EXERCISE — Leave out the images; return the rest of the data exactly.

—————

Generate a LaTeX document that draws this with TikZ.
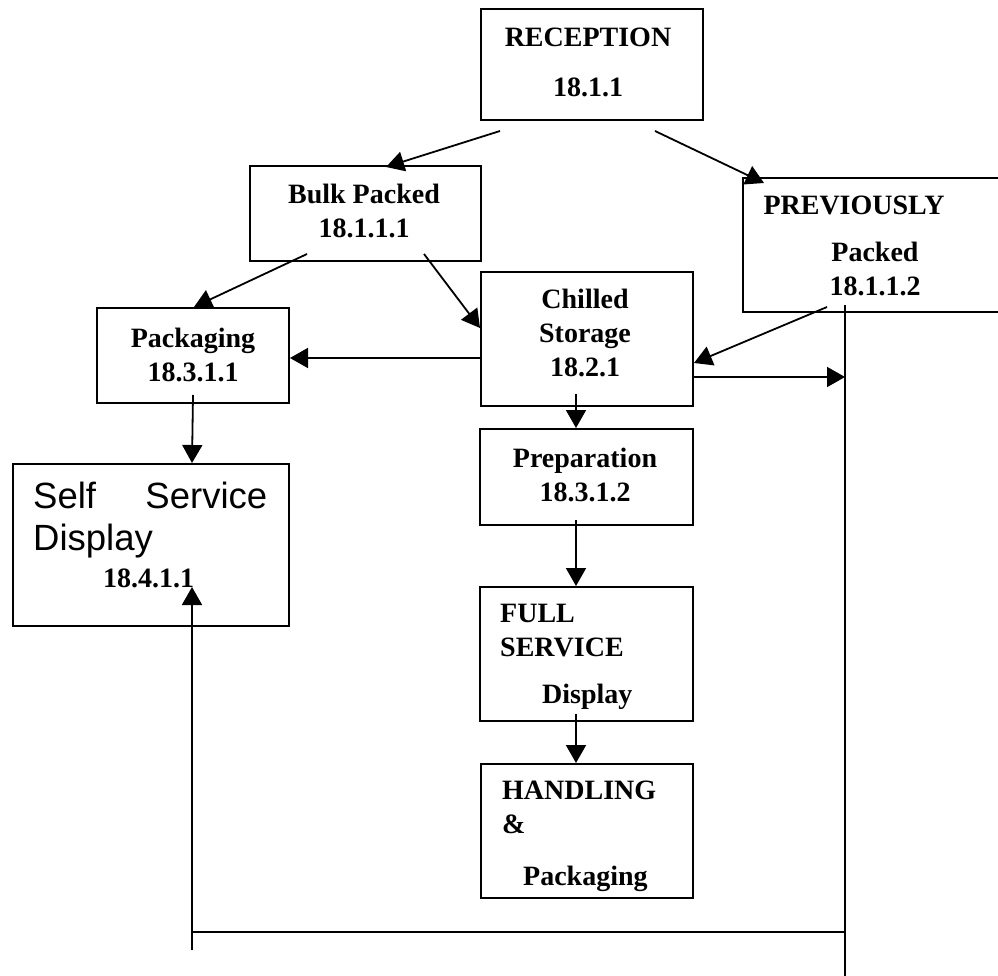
\documentclass[tikz,border=0pt]{standalone}
\usepackage{fontspec}
\setmainfont{Liberation Serif}
\newfontfamily\arialfont{Liberation Sans}
\usetikzlibrary{arrows.meta, calc}

\begin{document}
\begin{tikzpicture}[
      x=1pt, y=-1pt,
      proc/.style = {draw, line width=2pt, anchor=north west, inner sep=0pt},
      txt/.style  = {inner sep=0pt, align=center, anchor=north,
                     font=\bfseries\fontsize{28}{34}\selectfont},
      link/.style = {line width=1.8pt},
      arr/.style  = {-{Triangle[length=18pt, width=20pt]}, line width=1.8pt},
    ]

    \useasboundingbox[fill=white] (0,0) rectangle (998,976);
    \clip (0,0) rectangle (998,976);

    % boxes
    \node[proc, minimum width=222pt, minimum height=111pt] (recep) at (480,8)   {};
    \node[proc, minimum width=231pt, minimum height=95pt]  (bulk)  at (249,165) {};
    \node[proc, minimum width=280pt, minimum height=134pt] (prev)  at (742,177) {};
    \node[proc, minimum width=212pt, minimum height=134pt] (chill) at (480,271) {};
    \node[proc, minimum width=192pt, minimum height=95pt]  (pack)  at (96,307)  {};
    \node[proc, minimum width=213pt, minimum height=96pt]  (prep)  at (479,428) {};
    \node[proc, minimum width=213pt, minimum height=134pt] (full)  at (479,586) {};
    \node[proc, minimum width=212pt, minimum height=134pt] (hand)  at (480,763) {};
    \node[proc, minimum width=276pt, minimum height=162pt] (self)  at (12,463)  {};

    % texts
    \node[txt] (recep-t) at (588,28)  {RECEPTION\\[16pt]18.1.1};
    \node[txt] (bulk-t)  at (364,184) {Bulk Packed\\18.1.1.1};
    \node[txt] (prev-t)  at (875,196) {PREVIOUSLY\hspace*{42pt}\\[13pt]Packed\\18.1.1.2};
    \node[txt] (chill-t) at (585,289) {Chilled\\Storage\\18.2.1};
    \node[txt] (pack-t)  at (193,328) {Packaging\\18.3.1.1};
    \node[txt] (prep-t)  at (585,448) {Preparation\\18.3.1.2};
    \node[txt, align=left, anchor=north west] (full-t) at (500,604)
      {FULL\\SERVICE\\[13pt]\hspace*{42pt}Display};
    \node[txt, align=left, anchor=north west] (hand-t) at (502,781)
      {HANDLING\\\&\\[18pt]\hspace*{21pt}Packaging};
    \node[txt, align=left, anchor=north west, text width=234pt,
          font=\arialfont\fontsize{36.5}{42}\selectfont] (self-t) at (33,482)
      {Self\hfill Service\\Display\\[-5pt]\hspace*{70pt}{\rmfamily\bfseries\fontsize{28}{34}\selectfont 18.4.1.1}};

    % loop back to self service
    \coordinate (rtop) at (845,305);
    \coordinate (rbot) at (845,976);
    \coordinate (hl)   at (192,932);
    \coordinate (hr)   at (846,932);
    \coordinate (lbot) at (192,950);

    \draw[arr] ($(recep.south west)+(20,10)$)  -- ($(bulk.north west)+(137,2)$);
    \draw[arr] ($(recep.south east)+(-49,10)$) -- ($(prev.north west)+(22,6)$);
    \draw[arr] ($(bulk.south west)+(58,-8)$)   -- ($(pack.north)+(1,0)$);
    \draw[arr] ($(bulk.south east)+(-58,-8)$)  -- ($(chill.north west)+(0,57)$);
    \draw[arr] ($(prev.south west)+(85,-6)$)   -- ($(chill.north east)+(0,92)$);
    \draw[arr] ($(chill.north west)+(0,87)$)   -- ($(pack.north east)+(0,51)$);
    \draw[arr] ($(chill.north east)+(0,106)$) coordinate (cs) -- (cs -| rtop);
    \draw[arr] ($(chill.south west)+(96,-13)$) -- ($(prep.north west)+(97,0)$);
    \draw[arr] ($(prep.south west)+(97,-6)$)   -- ($(full.north west)+(97,0)$);
    \draw[arr] ($(full.south west)+(97,-8)$)   -- ($(hand.north west)+(96,0)$);
    \draw[arr] ($(pack.south)+(0,-9)$)         -- ($(self.north west)+(180,0)$);

    \draw[link] (rtop) -- (rbot);
    \draw[link] (hl) -- (hr);
    \draw[arr]  (lbot) -- ($(self.north west)+(180,124)$);

  \end{tikzpicture}
\end{document}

—————

WRITTEN ANSWER —
Generate a LaTeX document that draws this with TikZ.
\documentclass[tikz,border=0pt]{standalone}
\usepackage{fontspec}
\setmainfont{Liberation Serif}
\newfontfamily\arialfont{Liberation Sans}
\usetikzlibrary{arrows.meta, calc}

\begin{document}
\begin{tikzpicture}[
      x=1pt, y=-1pt,
      proc/.style = {draw, line width=2pt, anchor=north west, inner sep=0pt},
      txt/.style  = {inner sep=0pt, align=center, anchor=north,
                     font=\bfseries\fontsize{28}{34}\selectfont},
      link/.style = {line width=1.8pt},
      arr/.style  = {-{Triangle[length=18pt, width=20pt]}, line width=1.8pt},
    ]

    \useasboundingbox[fill=white] (0,0) rectangle (998,976);
    \clip (0,0) rectangle (998,976);

    % boxes
    \node[proc, minimum width=222pt, minimum height=111pt] (recep) at (480,8)   {};
    \node[proc, minimum width=231pt, minimum height=95pt]  (bulk)  at (249,165) {};
    \node[proc, minimum width=280pt, minimum height=134pt] (prev)  at (742,177) {};
    \node[proc, minimum width=212pt, minimum height=134pt] (chill) at (480,271) {};
    \node[proc, minimum width=192pt, minimum height=95pt]  (pack)  at (96,307)  {};
    \node[proc, minimum width=213pt, minimum height=96pt]  (prep)  at (479,428) {};
    \node[proc, minimum width=213pt, minimum height=134pt] (full)  at (479,586) {};
    \node[proc, minimum width=212pt, minimum height=134pt] (hand)  at (480,763) {};
    \node[proc, minimum width=276pt, minimum height=162pt] (self)  at (12,463)  {};

    % texts
    \node[txt] (recep-t) at (588,28)  {RECEPTION\\[16pt]18.1.1};
    \node[txt] (bulk-t)  at (364,184) {Bulk Packed\\18.1.1.1};
    \node[txt] (prev-t)  at (875,196) {PREVIOUSLY\hspace*{42pt}\\[13pt]Packed\\18.1.1.2};
    \node[txt] (chill-t) at (585,289) {Chilled\\Storage\\18.2.1};
    \node[txt] (pack-t)  at (193,328) {Packaging\\18.3.1.1};
    \node[txt] (prep-t)  at (585,448) {Preparation\\18.3.1.2};
    \node[txt, align=left, anchor=north west] (full-t) at (500,604)
      {FULL\\SERVICE\\[13pt]\hspace*{42pt}Display};
    \node[txt, align=left, anchor=north west] (hand-t) at (502,781)
      {HANDLING\\\&\\[18pt]\hspace*{21pt}Packaging};
    \node[txt, align=left, anchor=north west, text width=234pt,
          font=\arialfont\fontsize{36.5}{42}\selectfont] (self-t) at (33,482)
      {Self\hfill Service\\Display\\[-5pt]\hspace*{70pt}{\rmfamily\bfseries\fontsize{28}{34}\selectfont 18.4.1.1}};

    % loop back to self service
    \coordinate (rtop) at (845,305);
    \coordinate (rbot) at (845,976);
    \coordinate (hl)   at (192,932);
    \coordinate (hr)   at (846,932);
    \coordinate (lbot) at (192,950);

    \draw[arr] ($(recep.south west)+(20,10)$)  -- ($(bulk.north west)+(137,2)$);
    \draw[arr] ($(recep.south east)+(-49,10)$) -- ($(prev.north west)+(22,6)$);
    \draw[arr] ($(bulk.south west)+(58,-8)$)   -- ($(pack.north)+(1,0)$);
    \draw[arr] ($(bulk.south east)+(-58,-8)$)  -- ($(chill.north west)+(0,57)$);
    \draw[arr] ($(prev.south west)+(85,-6)$)   -- ($(chill.north east)+(0,92)$);
    \draw[arr] ($(chill.north west)+(0,87)$)   -- ($(pack.north east)+(0,51)$);
    \draw[arr] ($(chill.north east)+(0,106)$) coordinate (cs) -- (cs -| rtop);
    \draw[arr] ($(chill.south west)+(96,-13)$) -- ($(prep.north west)+(97,0)$);
    \draw[arr] ($(prep.south west)+(97,-6)$)   -- ($(full.north west)+(97,0)$);
    \draw[arr] ($(full.south west)+(97,-8)$)   -- ($(hand.north west)+(96,0)$);
    \draw[arr] ($(pack.south)+(0,-9)$)         -- ($(self.north west)+(180,0)$);

    \draw[link] (rtop) -- (rbot);
    \draw[link] (hl) -- (hr);
    \draw[arr]  (lbot) -- ($(self.north west)+(180,124)$);

  \end{tikzpicture}
\end{document}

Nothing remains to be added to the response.